# New entered apprentice



## David612 (Jul 17, 2017)

Hello,
Just wanted to introduce myself as last night I had my first degree in Canberra, Australia lodge 612 and although I remember so little of it the fellowship shown to me by my new brethren had been over whelming, I was really taken aback. 
We had many visiting worshipful masters and I have been invited to visit many lodges in the coming weeks, I'm really looking forward to getting started on my craft.


----------



## CLewey44 (Jul 17, 2017)

David612 said:


> Hello,
> Just wanted to introduce myself as last night I had my first degree in Canberra, Australia lodge 612 and although I remember so little of it the fellowship shown to me by my new brethren had been over whelming, I was really taken aback.
> We had many visiting worshipful masters and I have been invited to visit many lodges in the coming weeks, I'm really looking forward to getting started on my craft.


Congrats, brother!


----------



## David612 (Jul 17, 2017)

CLewey44 said:


> Congrats, brother!


Thank you brother. 
My only regret is not doing it sooner.


----------



## Glen Cook (Jul 17, 2017)

Welcome


----------



## Brother JC (Jul 17, 2017)

Greetings, and welcome! And congratulations!!


----------



## goomba (Jul 17, 2017)

Welcome to the site and the fraternity!


----------



## Bloke (Jul 17, 2017)

G'day Australia from Melbourne  I am a Past Master of two Victorian Lodges and am please to see another Aussie here !

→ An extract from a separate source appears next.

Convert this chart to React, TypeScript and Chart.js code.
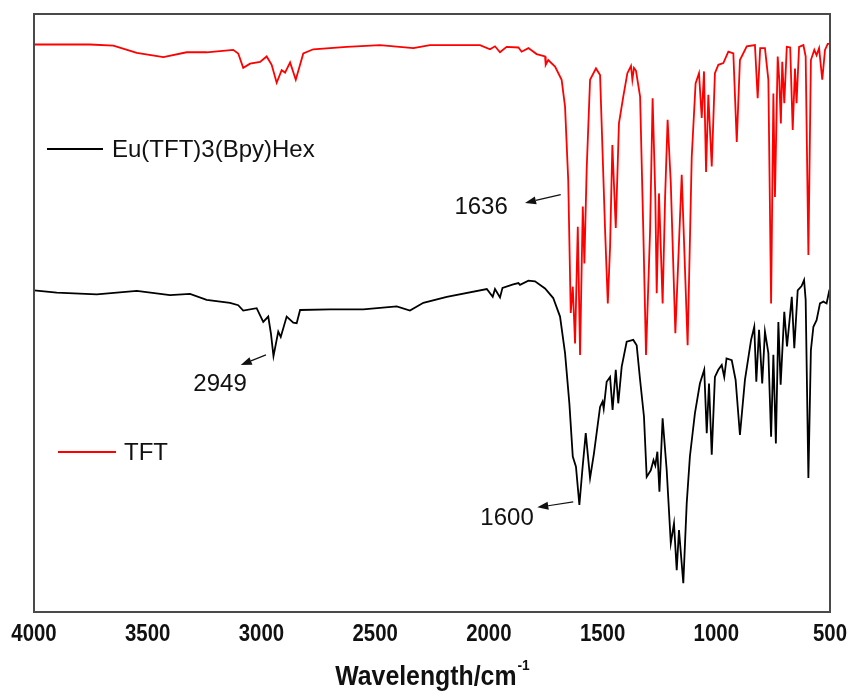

Drop me a line of you ever come to Melbourne !


----------



## David612 (Jul 17, 2017)

Bloke said:


> G'day Australia from Melbourne  I am a Past Master of two Victorian Lodges and am please to see another Aussie here !
> 
> Drop me a line of you ever come to Melbourne !


Will do, thank you for the kind welcome brother.
I have been advised to do all the visiting I can, with 6 local lodges I'd like to get to all of them soon but my business does take me around from time to time so I may just take you up on that.


----------



## Bloke (Jul 17, 2017)

David612 said:


> Will do, thank you for the kind welcome brother.
> I have been advised to do all the visiting I can, with 6 local lodges I'd like to get to all of them soon but my business does take me around from time to time so I may just take you up on that.


You'd be most welcome and visiting is very good advice.

Mother Lodge meets on 2nd Thurs, another lodge on 1st Sat (but known to change, in Aug we're in Tassie). Both are fairly close to Melbourne CBD and public transport.


----------



## David612 (Jul 18, 2017)

I was presented with 2 lapel pins through the night and was advised that we as masons should wear them whenever we feel we want too, I was taken aback as I had heard the square and compass should only be worn by master masons, that said the guidance given too me by all those I have met in the craft has been great and the intention of sparking conversation amoung people about the craft is a good thing in my mind.


----------



## Warrior1256 (Jul 18, 2017)

Congratulations Brother! As for not remembering much about the degree...welcome to the club, lol.


----------